Bank Overdraft and Non-Sufficient Fund (NSF) Fees

“Decades ago, overdraft loans got special treatment to make it easier for banks to cover paper checks that were often sent through the mail. Today, we are proposing rules to close a longstanding loophole that allowed many large banks to transform overdraft into a massive junk fee harvesting machine.” – Rohit Chopra, CFPB Director.

Banks charge overdraft fees when they make a payment from a consumer’s account lacking sufficient funds. The U.S. Congress passed the Truth in Lending Act in 1968. The FRB exempted overdraft loans the following year if banks honored checks when depositors   “inadvertently” overdrew their accounts. Then, most families relied on hand-written checks sent through the U.S. Postal Service to make and receive payments, and transactions did not clear instantly. Banks issued loans to cover differences for a modest fee.

With automation and the rise of debit cards in the 1990s and 2000s, banks used the exemption to charge consumers increasing overdraft fees. While most consumer overdrafts are for less than $26, the 175 largest banks charge an average of $35 for an overdraft loan. Nearly 23 million U.S. households pay overdraft fees each year. Overdraft fees have amounted to $280 billion in the past two decades.

In January 2024, the CFPB proposed a rule to curb excessive overdraft fees, setting them within a range of $3 to $14. The rule would require banks to treat overdraft loans like credit cards with clear disclosures. The move would save consumers $3.5 billion or more in yearly fees, or $150 for households paying overdraft fees.

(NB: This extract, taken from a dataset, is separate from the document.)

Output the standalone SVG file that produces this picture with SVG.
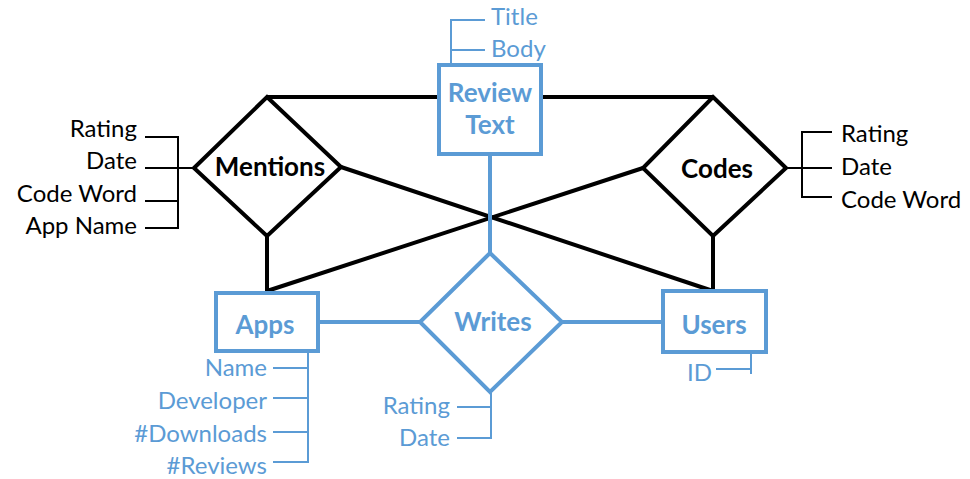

Banking groups are adamantly opposed to the initiative:

Banks charge non-sufficient funds (NSF) fees when they decline to make a payment from a consumer’s checking or debit account that lacks sufficient funds. As of October 2023, nearly two-thirds of banks with over $10 billion in assets have eliminated NSF fees. The CFPB estimates that consumers save almost $2 billion annually due to eliminating NSF fees.